China's facial recognition tech can ID any citizen within seconds

China is building "the world’s most powerful facial recognition system" with the power to identify any one of its 1.3 billion citizens within three seconds. Apparently, the system will be able to connect to surveillance camera networks, but it is unclear when the system will be operational.

New technology promises 40TB hard drives by 2025

Western Digital recently announced a breakthrough in ultra-high capacity storage called microwave-assisted magnetic recording (MAMR). According to the company, the technology will enable hard drives with 40TB of capacity by 2025 and will offer over four terabits-per-square-inch over time.

Source: Tech Spot

Oxford proposes plan to ban petrol and diesel vehicles from city centre

Petrol and diesel vehicles could be banned from Oxford city centre from 2020 under new proposals. A zero emission zone in the city is being backed by Oxford City Council and Oxfordshire County Council to tackle air pollution, and could be extended to include the whole city by 2035.

Source: BBC

Scientists genetically boost the nutritional value of corn

By inserting a bacterial gene in corn that causes it to produce a key nutrient called methionine, which is normally found in meat, Rutgers scientists have found an efficient way to enhance the nutritional value of the world’s largest commodity crop.

Source: Rutgers Today

Toyota tests a hydrogen fuel cell truck that emits only water vapour

A concept version of Toyota’s hydrogen fuel cell truck, which uses compressed hydrogen as its fuel and releases only water vapour as an emission, is running short-haul drayage routes at the Port of Los Angeles as part of a feasibility study.

Source: The Verge

Australian defence programme data stolen in 'extensive' hack

About 30GB of sensitive data, including details about new fighter planes and navy vessels, has been stolen in an "extensive" cyber hack.

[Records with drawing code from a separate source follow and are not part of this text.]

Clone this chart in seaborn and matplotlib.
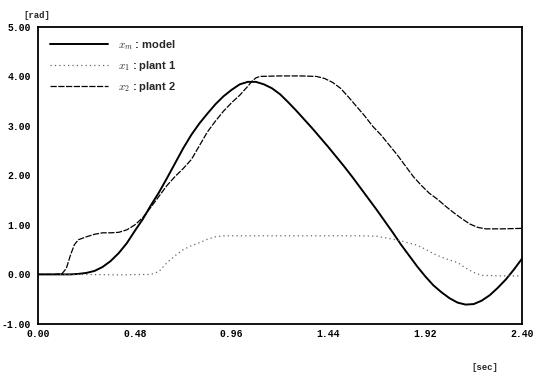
import pandas as pd
import matplotlib
matplotlib.use("Agg")
import matplotlib.pyplot as plt
import seaborn as sns

# model response x_m (solid, thick)
t_model = [0.00, 0.08, 0.16, 0.20, 0.24, 0.28, 0.32, 0.36, 0.40, 0.44, 0.48, 0.52,
           0.56, 0.60, 0.64, 0.68, 0.72, 0.76, 0.80, 0.84, 0.88, 0.92, 0.96, 1.00,
           1.04, 1.08, 1.12, 1.16, 1.20, 1.24, 1.28, 1.32, 1.36, 1.40, 1.44, 1.48,
           1.52, 1.56, 1.60, 1.64, 1.68, 1.72, 1.76, 1.80, 1.84, 1.88, 1.92, 1.96,
           2.00, 2.04, 2.08, 2.12, 2.16, 2.20, 2.24, 2.28, 2.32, 2.36, 2.40]
x_model = [0.00, 0.00, 0.00, 0.01, 0.03, 0.07, 0.15, 0.27, 0.43, 0.63, 0.88, 1.12,
           1.40, 1.66, 1.95, 2.25, 2.55, 2.82, 3.05, 3.25, 3.44, 3.60, 3.73, 3.84,
           3.89, 3.89, 3.84, 3.76, 3.64, 3.48, 3.31, 3.13, 2.95, 2.76, 2.57, 2.37,
           2.17, 1.96, 1.74, 1.52, 1.30, 1.07, 0.84, 0.60, 0.38, 0.16, -0.04, -0.22,
           -0.36, -0.48, -0.57, -0.61, -0.60, -0.53, -0.42, -0.27, -0.10, 0.10, 0.32]

# plant 1 response x_1 (dotted)
t_plant1 = [0.00, 0.20, 0.40, 0.56, 0.60, 0.64, 0.68, 0.72, 0.76, 0.80, 0.84, 0.88,
            0.92, 1.00, 1.20, 1.40, 1.60, 1.68, 1.72, 1.76, 1.80, 1.84, 1.88, 1.92,
            1.96, 2.00, 2.04, 2.08, 2.12, 2.16, 2.20, 2.30, 2.40]
x_plant1 = [0.00, 0.00, -0.01, 0.00, 0.06, 0.24, 0.38, 0.50, 0.58, 0.64, 0.71, 0.76,
            0.78, 0.78, 0.78, 0.78, 0.78, 0.77, 0.74, 0.71, 0.68, 0.63, 0.59, 0.51,
            0.42, 0.35, 0.29, 0.24, 0.13, 0.04, -0.02, -0.03, -0.03]

# plant 2 response x_2 (dashed)
t_plant2 = [0.00, 0.04, 0.08, 0.12, 0.14, 0.16, 0.18, 0.20, 0.24, 0.28, 0.32, 0.36,
            0.40, 0.44, 0.48, 0.52, 0.56, 0.60, 0.64, 0.68, 0.72, 0.76, 0.80, 0.84,
            0.88, 0.92, 0.96, 1.00, 1.04, 1.06, 1.08, 1.10, 1.20, 1.30, 1.38, 1.42,
            1.46, 1.50, 1.54, 1.58, 1.62, 1.66, 1.70, 1.74, 1.78, 1.82, 1.86, 1.90,
            1.94, 1.98, 2.02, 2.06, 2.10, 2.14, 2.18, 2.22, 2.30, 2.40]
x_plant2 = [0.00, 0.00, 0.00, 0.02, 0.12, 0.38, 0.60, 0.70, 0.76, 0.81, 0.84, 0.84,
            0.85, 0.90, 1.00, 1.15, 1.36, 1.58, 1.80, 1.98, 2.14, 2.32, 2.60, 2.88,
            3.10, 3.30, 3.47, 3.62, 3.80, 3.90, 3.97, 4.00, 4.01, 4.01, 4.00, 3.96,
            3.88, 3.76, 3.58, 3.39, 3.20, 2.99, 2.82, 2.62, 2.42, 2.20, 1.98, 1.80,
            1.64, 1.52, 1.38, 1.25, 1.13, 1.02, 0.95, 0.92, 0.92, 0.93]

x_ticks = [0.00, 0.48, 0.96, 1.44, 1.92, 2.40]
y_ticks = [-1.00, 0.00, 1.00, 2.00, 3.00, 4.00, 5.00]
labels = ["$x_m$ : model", "$x_1$ : plant 1", "$x_2$ : plant 2"]

sns.set_style("white")
plt.rcParams["mathtext.fontset"] = "cm"
plt.rcParams["font.family"] = ["Liberation Sans", "DejaVu Sans"]

fig = plt.figure(figsize=(5.36, 3.74), dpi=100)
ax = fig.add_axes([0.071, 0.134, 0.903, 0.794])

df_m = pd.DataFrame({"t": t_model, "x": x_model})
df_1 = pd.DataFrame({"t": t_plant1, "x": x_plant1})
df_2 = pd.DataFrame({"t": t_plant2, "x": x_plant2})

sns.lineplot(data=df_m, x="t", y="x", ax=ax, color="black", lw=1.4, label=labels[0])
sns.lineplot(data=df_1, x="t", y="x", ax=ax, color="#666666", lw=0.9,
             linestyle=(0, (1, 2.5)), label=labels[1])
sns.lineplot(data=df_2, x="t", y="x", ax=ax, color="black", lw=0.9,
             linestyle=(0, (5, 1.2)), label=labels[2])

ax.set_xlim(0, 2.4)
ax.set_ylim(-1, 5)
ax.set_xticks(x_ticks)
ax.set_yticks(y_ticks)
ax.set_xticklabels([f"{v:.2f}" for v in x_ticks], family="Liberation Mono",
                   fontsize=7, fontweight="bold")
ax.set_yticklabels([f"{v:.2f}" for v in y_ticks], family="Liberation Mono",
                   fontsize=7, fontweight="bold")
ax.tick_params(axis="both", direction="in", length=3, width=0.8, colors="black")
ax.tick_params(axis="x", pad=4)
ax.tick_params(axis="y", pad=5)
ax.set_xlabel("")
ax.set_ylabel("")
for s in ax.spines.values():
    s.set_color("black")
    s.set_linewidth(1.3)

leg = ax.legend(loc="upper left", bbox_to_anchor=(0.025, 0.962), frameon=False,
                borderpad=0, borderaxespad=0, handlelength=5.2, handletextpad=0.9,
                labelspacing=0.62, prop={"size": 8, "weight": "bold"})

fig.text(23 / 536, 1 - 15 / 374, "[rad]", family="Liberation Mono", fontsize=6.5,
         fontweight="bold", va="center", ha="left")
fig.text(485 / 536, 1 - 368 / 374, "[sec]", family="Liberation Mono", fontsize=6.5,
         fontweight="bold", va="center", ha="center")

fig.savefig("out.png", dpi=100)
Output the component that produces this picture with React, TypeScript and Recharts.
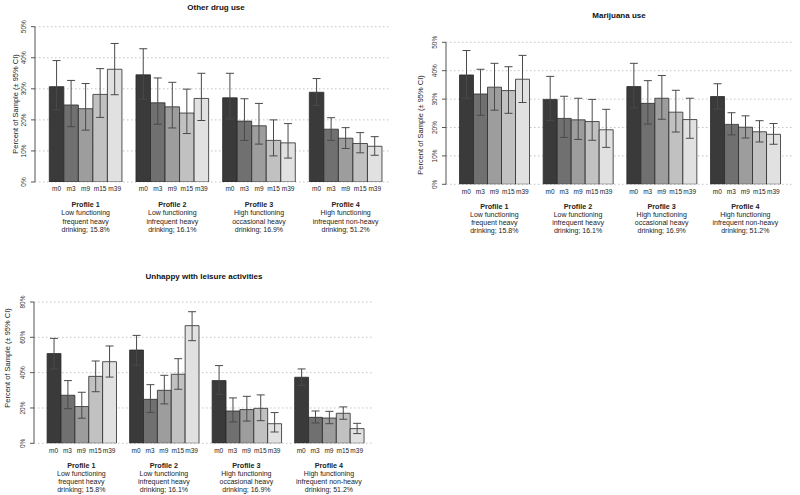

The Australian government has said that it doesn't know if the data was stolen by another nation.

Source: BBC

Asteroid passing Earth allows trackers to test impact warning systems

Asteroid trackers around the world will today test asteroid warning systems on an asteroid passing Earth.

The asteroid, named 2012 TC4, was first spotted 5 years ago, but will today pass Earth at a distance of about 42,000km (26,000 miles), which will bring it within the Moon’s orbit.

Its close approach to Earth will give trackers the chance to test a growing global observing network who will communicate and coordinate their optical and radar observations in a real scenario.

“This campaign is a team effort that involves more than a dozen observatories, universities and labs around the globe so we can collectively learn the strengths and limitations of our near-Earth object observation capabilities,” said Vishnu Reddy, an assistant professor at the University of Arizona’s Lunar and Planetary Laboratory in Tucson, who is leading the 2012 TC4 campaign.

“This effort will exercise the entire system, to include the initial and follow-up observations, precise orbit determination, and international communications.”

Orbit prediction experts say the asteroid, which measures somewhere between 15m and 30m (50-100ft) in size, poses no risk of impact with Earth.

However, when a similar sized asteroid exploded over Chelyabinsk in central Russia in 2013 it produced 30 times the kinetic energy of the atomic bomb dropped on Hiroshima and caused a shockwave that resulted in damage to buildings and injured more than a thousand people.

Observers around the world have been tracking TC4 as it approaches Earth and reporting their observations to the Minor Planet Center, where the conclusion has been made that it poses no threat and merely provides a platform to test for real asteroid impacts.

No asteroid currently known is predicted to impact Earth for the next 100 years.

Image courtesy of Alex Alishevskikh. Feature image courtesy of  NASA/JPL-Caltech

“Asteroid trackers are using this flyby to test the worldwide asteroid detection and tracking network, assessing our capability to work together in response to finding a potential real asteroid-impact threat,” said Michael Kelley, program scientist and NASA lead for the TC4 observation campaign.

Tens of professionally run telescopes across the globe will be taking ground-based observations from visible to near-infrared to radar.

Amateur astronomers may contribute more observations, but the asteroid will be very difficult for backyard astronomers to see, as current estimates are that it will reach a visual magnitude of only about 17 at its brightest, and it will be moving very fast across the sky.